External data files possible?

Started by Chris Clevelandalmost 4 years ago3 messages
#1Chris Cleveland
ccleve+github@dieselpoint.com

It's turning out to be difficult to store the data for my custom index
access method in the main fork. Breaking up the data into pages with page
headers means a lot of extra work, a big performance hit, and disk space
management headaches. It's just not a good fit for my particular file
format.

It would be much better to store the index in a set of external data files.
This seems possible so long as I put the files under the database's
directory and name things properly.

But here's the one thing I haven't figured out: how to delete the files
when the index, table, or database gets dropped. The IndexAmRoutine does
not have an "amdrop" hook that gets called when the index gets dropped.

Is there a hook I can use to clean these files up? More generally, can I
get away with using my own data files without causing a problem?

#2Andres Freund
andres@anarazel.de
In reply to: Chris Cleveland (#1)
Re: External data files possible?

Hi,

On 2022-02-21 15:16:31 -0600, Chris Cleveland wrote:

It's turning out to be difficult to store the data for my custom index
access method in the main fork. Breaking up the data into pages with page
headers means a lot of extra work, a big performance hit, and disk space
management headaches. It's just not a good fit for my particular file
format.

I assume you're planning to not go through shared buffers, right?

It would be much better to store the index in a set of external data files.
This seems possible so long as I put the files under the database's
directory and name things properly.

But here's the one thing I haven't figured out: how to delete the files
when the index, table, or database gets dropped. The IndexAmRoutine does
not have an "amdrop" hook that gets called when the index gets dropped.

For some things it'd probably work to just use the normal files, but format
them differently. I.e. go through the smgr.c layer, but not bufmgr.

But unfortunately e.g. basebackup.c will assume they're the normal format and
complain about checksums etc. I don't think there's a way around that right
now.

Is there a hook I can use to clean these files up? More generally, can I
get away with using my own data files without causing a problem?

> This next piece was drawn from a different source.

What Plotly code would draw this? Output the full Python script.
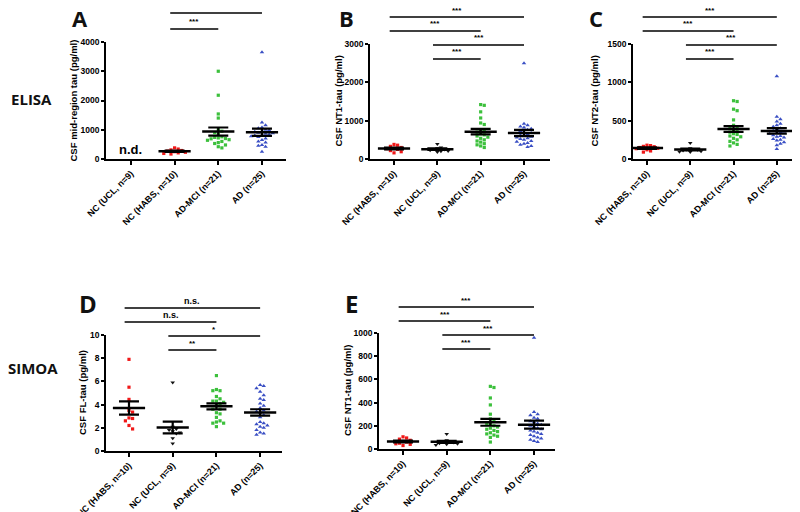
import numpy as np
import plotly.graph_objects as go

# ---------------- data ----------------
groups_A = ["NC (UCL, n=9)", "NC (HABS, n=10)", "AD-MCI (n=21)", "AD (n=25)"]
groups_BE = ["NC (HABS, n=10)", "NC (UCL, n=9)", "AD-MCI (n=21)", "AD (n=25)"]

# A: ELISA mid-region tau (pg/ml); NC (UCL) not determined
A_ucl = []
A_habs = [380, 340, 310, 290, 270, 250, 230, 210, 190, 170]
A_mci = [3000, 2180, 1540, 1400, 1000, 950, 900, 850, 760, 740, 720, 700, 690,
         660, 640, 600, 560, 530, 480, 420, 380]
A_ad = [3650, 1250, 1150, 1080, 1050, 1000, 980, 950, 930, 900, 880, 860, 840,
        820, 800, 780, 750, 700, 650, 600, 560, 480, 450, 420, 250]

# B: ELISA NT1-tau (pg/ml)
B_habs = [380, 360, 330, 300, 280, 270, 250, 220, 190, 160]
B_ucl = [390, 300, 280, 260, 250, 230, 210, 200, 180]
B_mci = [1420, 1400, 1230, 1070, 940, 900, 760, 730, 700, 660, 630, 600, 570,
         540, 500, 470, 440, 400, 370, 340, 300]
B_ad = [2500, 920, 880, 850, 820, 790, 760, 730, 700, 680, 650, 620, 600, 580,
        560, 540, 520, 500, 470, 450, 420, 400, 370, 340, 310]

# C: ELISA NT2-tau (pg/ml)
C_habs = [180, 175, 165, 160, 150, 140, 135, 120, 105, 90]
C_ucl = [210, 140, 130, 125, 120, 110, 100, 95, 90]
C_mci = [760, 750, 650, 630, 510, 440, 420, 400, 380, 370, 350, 330, 320, 300,
         290, 270, 250, 230, 210, 190, 170]
C_ad = [1080, 550, 520, 490, 460, 440, 420, 400, 390, 370, 360, 350, 340, 330,
        310, 300, 290, 280, 260, 250, 240, 220, 200, 180, 130]

# D: SIMOA FL-tau (pg/ml)
D_habs = [7.9, 5.5, 4.45, 3.5, 3.35, 2.85, 2.8, 2.6, 2.2, 1.9]
D_ucl = [5.9, 2.1, 1.9, 1.8, 1.7, 1.6, 1.5, 1.1, 0.65]
D_mci = [6.5, 5.3, 5.2, 5.2, 4.7, 4.5, 4.3, 4.3, 4.2, 4.1, 3.9, 3.6, 3.6, 3.3,
         3.2, 2.9, 2.6, 2.5, 2.4, 2.4, 2.1]
D_ad = [5.7, 5.6, 5.4, 5.1, 4.8, 4.5, 4.4, 4.1, 3.9, 3.7, 3.5, 3.4, 3.3, 3.1,
        2.9, 2.5, 2.4, 2.3, 2.2, 2.1, 2.0, 1.8, 1.6, 1.5, 1.4]

# E: SIMOA NT1-tau (pg/ml)
E_habs = [105, 95, 85, 75, 65, 60, 50, 45, 40, 30]
E_ucl = [130, 75, 65, 60, 55, 50, 45, 40, 35]
E_mci = [540, 530, 440, 380, 300, 260, 240, 220, 210, 200, 190, 180, 170, 160,
         150, 140, 130, 120, 110, 100, 60]
E_ad = [960, 320, 300, 290, 270, 260, 240, 230, 220, 210, 200, 190, 180, 170,
        160, 150, 140, 130, 120, 110, 100, 90, 80, 70, 60]

# significance comparisons (group index i, group index j, label)
comps_A = [(1, 3, "***"), (1, 2, "***")]
comps_B = [(0, 3, "***"), (0, 2, "***"), (1, 3, "***"), (1, 2, "***")]
comps_C = [(0, 3, "***"), (0, 2, "***"), (1, 3, "***"), (1, 2, "***")]
comps_D = [(0, 3, "n.s."), (0, 2, "n.s."), (1, 3, "*"), (1, 2, "**")]
comps_E = [(0, 3, "***"), (0, 2, "***"), (1, 3, "***"), (1, 2, "***")]

titles = {
    "A": "CSF mid-region tau (pg/ml)",
    "B": "CSF NT1-tau (pg/ml)",
    "C": "CSF NT2-tau (pg/ml)",
    "D": "CSF FL-tau (pg/ml)",
    "E": "CSF NT1-tau (pg/ml)",
}

# ---------------- layout geometry (page pixels) ----------------
PAGE_W, PAGE_H = 800, 512
OFF = 8                      # default page margin around the plot div
W, H = PAGE_W - OFF, PAGE_H - OFF

panels = [
    dict(key="A", groups=groups_A, data=[A_ucl, A_habs, A_mci, A_ad], comps=comps_A,
         x0=106, x1=286, ytop=42, ybot=159, xr=[-0.57, 3.55], yr=[0, 4000], dtick=1000,
         comp_y=[13, 29], letter=(80, 18, 22), ytx=73, nd=True),
    dict(key="B", groups=groups_BE, data=[B_habs, B_ucl, B_mci, B_ad], comps=comps_B,
         x0=370, x1=550, ytop=44, ybot=159, xr=[-0.554, 3.60], yr=[0, 3000], dtick=1000,
         comp_y=[17, 31, 45, 59], letter=(346, 18, 22), ytx=338, nd=False),
    dict(key="C", groups=groups_BE, data=[C_habs, C_ucl, C_mci, C_ad], comps=comps_C,
         x0=633, x1=795, ytop=44, ybot=159, xr=[-0.323, 3.42], yr=[0, 1500], dtick=500,
         comp_y=[17, 31, 45, 59], letter=(596, 18, 22), ytx=594, nd=False),
    dict(key="D", groups=groups_BE, data=[D_habs, D_ucl, D_mci, D_ad], comps=comps_D,
         x0=106, x1=282, ytop=335, ybot=451, xr=[-0.526, 3.50], yr=[0, 10], dtick=2,
         comp_y=[308, 322, 336, 350], letter=(88, 303, 24), ytx=82, nd=False),
    dict(key="E", groups=groups_BE, data=[E_habs, E_ucl, E_mci, E_ad], comps=comps_E,
         x0=379, x1=555, ytop=333, ybot=449, xr=[-0.55, 3.48], yr=[0, 1000], dtick=200,
         comp_y=[307, 321, 335, 349], letter=(351, 303, 24), ytx=347, nd=False),
]

styles = {
    "NC (HABS": dict(color="#f01818", symbol="square", size=3.2),
    "NC (UCL": dict(color="#111111", symbol="triangle-down", size=4),
    "AD-MCI": dict(color="#3cc03c", symbol="square", size=3.2),
    "AD (": dict(color="#3a4fc4", symbol="triangle-up", size=4),
}


def style_for(name):
    for k, v in styles.items():
        if name.startswith(k):
            return v
    return dict(color="black", symbol="circle", size=4)


def px(x):
    return (x - OFF) / W


def py(y):
    return 1 - (y - OFF) / H


def swarm(vals, ypu, d=3.6):
    """horizontal pixel offsets so that points do not overlap (beeswarm)"""
    vals = np.asarray(vals, dtype=float)
    order = np.argsort(-vals)
    placed = []
    offs = np.zeros(len(vals))
    cands = [0.0]
    for m in range(1, 12):
        cands += [m * d, -m * d]
    for idx in order:
        yv = vals[idx] * ypu
        for c in cands:
            ok = all((c - ox) ** 2 + (yv - oy) ** 2 >= d * d for ox, oy in placed)
            if ok:
                offs[idx] = c
                placed.append((c, yv))
                break
    return offs


fig = go.Figure()
annotations = []
shapes = []
FONT = "Liberation Sans"

for pi, p in enumerate(panels):
    n = pi + 1
    xa = "x" if n == 1 else f"x{n}"
    ya = "y" if n == 1 else f"y{n}"
    xpu = (p["x1"] - p["x0"]) / (p["xr"][1] - p["xr"][0])
    ypu = (p["ybot"] - p["ytop"]) / (p["yr"][1] - p["yr"][0])

    for gi, (gname, vals) in enumerate(zip(p["groups"], p["data"])):
        if len(vals) == 0:
            continue
        st = style_for(gname)
        offs = swarm(vals, ypu) / xpu
        fig.add_trace(go.Scatter(
            x=gi + offs, y=vals, mode="markers", xaxis=xa, yaxis=ya,
            marker=dict(color=st["color"], symbol=st["symbol"], size=st["size"],
                        line=dict(width=0)),
            showlegend=False, hoverinfo="y"))
        arr = np.asarray(vals, dtype=float)
        mean = arr.mean()
        sem = arr.std(ddof=1) / np.sqrt(len(arr))
        fig.add_trace(go.Scatter(
            x=[gi], y=[mean], mode="markers", xaxis=xa, yaxis=ya,
            marker=dict(symbol="line-ew", size=23, color="black",
                        line=dict(color="black", width=2.5)),
            error_y=dict(type="data", array=[sem], visible=True, color="black",
                         thickness=2.2, width=10),
            showlegend=False, hoverinfo="y"))

    axx = dict(domain=[px(p["x0"]), min(1, px(p["x1"]))], range=p["xr"], anchor=ya,
               automargin=False,
               showline=True, linecolor="black", linewidth=1.6, showgrid=False,
               zeroline=False, ticks="outside", ticklen=4, tickwidth=1.6,
               tickcolor="black", tickvals=list(range(4)), ticktext=p["groups"],
               tickangle=-45, tickfont=dict(family=FONT, size=9, color="black",
                                            weight="bold"))
    axy = dict(domain=[py(p["ybot"]), py(p["ytop"])], range=p["yr"], anchor=xa,
               automargin=False,
               showline=True, linecolor="black", linewidth=1.6, showgrid=False,
               zeroline=False, ticks="outside", ticklen=3, tickwidth=1.6,
               tickcolor="black", dtick=p["dtick"], tick0=0,
               tickfont=dict(family=FONT, size=8.5, color="black", weight="bold"))
    fig.layout["xaxis" if n == 1 else f"xaxis{n}"] = axx
    fig.layout["yaxis" if n == 1 else f"yaxis{n}"] = axy

    # y title
    annotations.append(dict(
        x=px(p["ytx"]), y=py((p["ytop"] + p["ybot"]) / 2), xref="paper", yref="paper",
        text=titles[p["key"]], textangle=-90, showarrow=False,
        font=dict(family=FONT, size=9.5, color="black", weight="bold"),
        xanchor="center", yanchor="middle"))
    # panel letter
    lx, ly, ls = p["letter"]
    annotations.append(dict(
        x=px(lx), y=py(ly), xref="paper", yref="paper",
        text=p["key"], showarrow=False,
        font=dict(family="Open Sans", size=ls, color="#111111", weight="bold"),
        xanchor="center", yanchor="middle"))
    # significance brackets
    for (i, j, lab), yl in zip(p["comps"], p["comp_y"]):
        shapes.append(dict(type="line", xref=xa, yref="paper", x0=i - 0.1, x1=j,
                           y0=py(yl), y1=py(yl), line=dict(color="black", width=1.6)))
        annotations.append(dict(
            x=(i - 0.1 + j) / 2, y=py(yl - 0.5), xref=xa, yref="paper", text=lab,
            showarrow=False, xanchor="center", yanchor="bottom",
            font=dict(family=FONT, size=8 if "*" in lab else 9, color="black",
                      weight="bold")))
    if p["nd"]:
        annotations.append(dict(
            x=0, y=py(149), xref=xa, yref="paper", text="n.d.", showarrow=False,
            xanchor="center", yanchor="middle",
            font=dict(family=FONT, size=13, color="black", weight="bold")))

annotations.append(dict(x=px(31), y=py(99), xref="paper", yref="paper", text="ELISA",
                        showarrow=False, xanchor="center", yanchor="middle",
                        font=dict(family="Open Sans", size=15, color="#111111", weight="bold")))
annotations.append(dict(x=px(33), y=py(368), xref="paper", yref="paper", text="SIMOA",
                        showarrow=False, xanchor="center", yanchor="middle",
                        font=dict(family="Open Sans", size=15, color="#111111", weight="bold")))

fig.update_layout(width=W, height=H, margin=dict(l=0, r=0, t=0, b=0, autoexpand=False),
                  paper_bgcolor="white", plot_bgcolor="white",
                  annotations=annotations, shapes=shapes, showlegend=False)

fig.write_html("out.html")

Not currently. A plain hook wouldn't suffice, because it'd not integrate with
transactional DDL and crash recovery.

Greetings,

Andres Freund

#3Aleksander Alekseev
aleksander@timescale.com
In reply to: Chris Cleveland (#1)
Re: External data files possible?

Hi Chris,

Breaking up the data into pages with page headers means a lot of extra work [...]. It would be much better to store the index in a set of external data files. This seems possible so long as I put the files under the database's directory and name things properly.

Just curious, what is your index for, and how you are going to handle
crash recovery?

--
Best regards,
Aleksander Alekseev